The unraveling of Chinese property giant Evergrande, the world’s most indebted developer, has prompted an unusual intervention by a U.S. investor.
Evergrande had invested billions of dollars in the coastal project in Jiangsu Province, which features 66 million square feet of residential space. Oaktree also took over a huge plot of undeveloped Hong Kong land from the flailing real estate firm.
The audacious moves by Oaktree, a $161 billion distressed debt specialist, grabbed headlines and signaled that the Chinese Communist Party (CCP)—which most likely approved the Shanghai deal—is still open to certain types of foreign investment.
The CCP has strategically opened China’s financial markets to foreign inflows in recent years, allowing global investors to take advantage of the relatively high returns of yuan-denominated assets. Global index providers, such as MSCI and S&P Dow Jones, have played a crucial role by dramatically increasing the weight of Chinese securities in emerging market indexes, automatically driving huge amounts of capital into the Chinese economy from institutional investors, pension funds, and other sources.

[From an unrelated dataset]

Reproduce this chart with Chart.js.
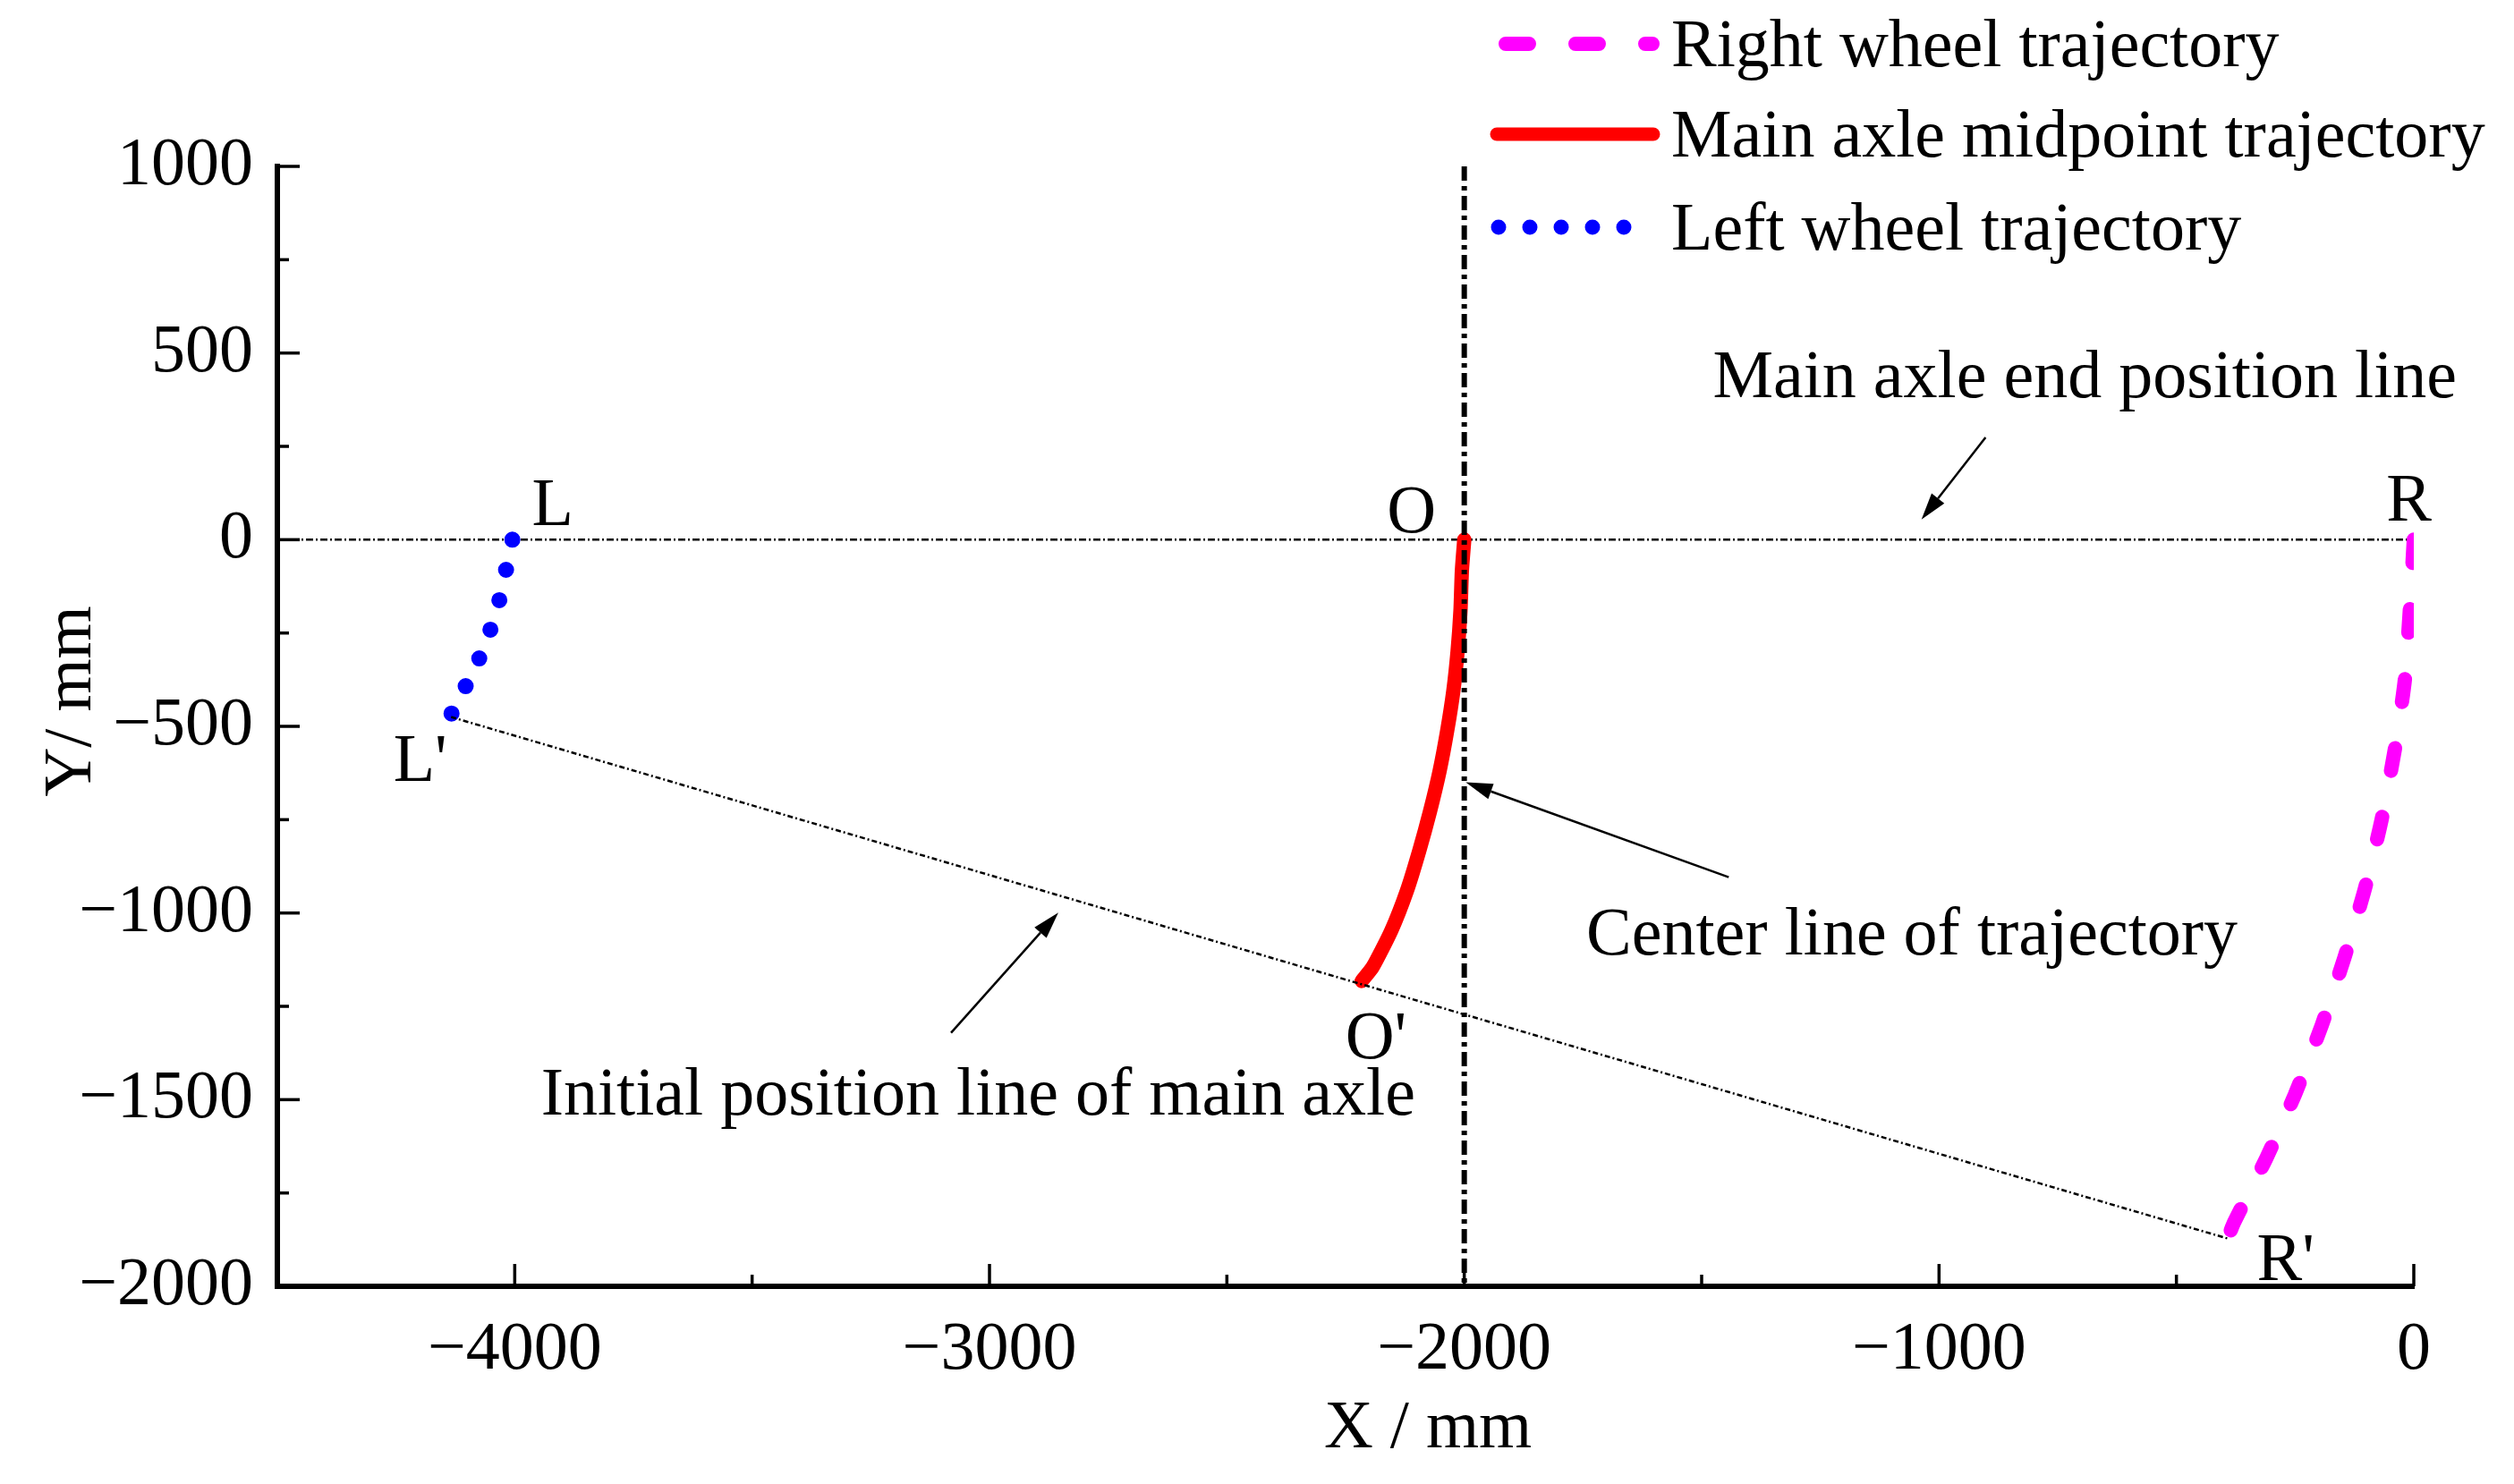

The scale of U.S. portfolio investment in China should raise concerns, even if most of the money flows to apparently harmless destinations such as prime real estate projects or e-commerce stocks. The influx of American and other foreign investment bolsters China’s capital account, counteracting U.S. efforts to influence the Chinese economy through policies such as tariffs.
But there is far more to the story, because under China’s military-civil fusion strategy, ostensibly civilian companies are compelled to support the CCP’s defense and intelligence activities. This means that seemingly innocuous foreign investments in China’s economy can be steered toward purposes that threaten U.S. national security, such as the development of technology with potential military applications.
Former President Donald Trump moved to address this threat by banning U.S. individuals and investors from owning shares in any of 31 Chinese companies deemed to be assisting China’s People’s Liberation Army. President Joe Biden expanded the order to restrict companies that are believed to undermine the democratic values of the United States and its allies, such as by supplying technology that enables human rights abuses.
“Military-civil fusion transforms China’s military-industrial complex into a commercial ecosystem in which the aggregate efforts of firms, funds, and research institutes may pose risks not evident at the level of individual entities or transactions,” the U.S.–China Economic and Security Review Commission stated.
CNBC reported that U.S. firms Goldman Sachs and Bernstein Private Wealth Management are so bullish on the world’s second-largest stock market that they released thick reports recommending mainland Chinese stocks, or A-shares, in recent weeks. Other investors, such as Bank of America and J.P. Morgan Asset Management, are more neutral.
According to the report, “Were China to ‘catch up’ with other advanced economies, US–China portfolio investment would—all things being equal—triple in size, reaching more than $9 trillion compared to our estimate of about $3 trillion at the end of 2020.”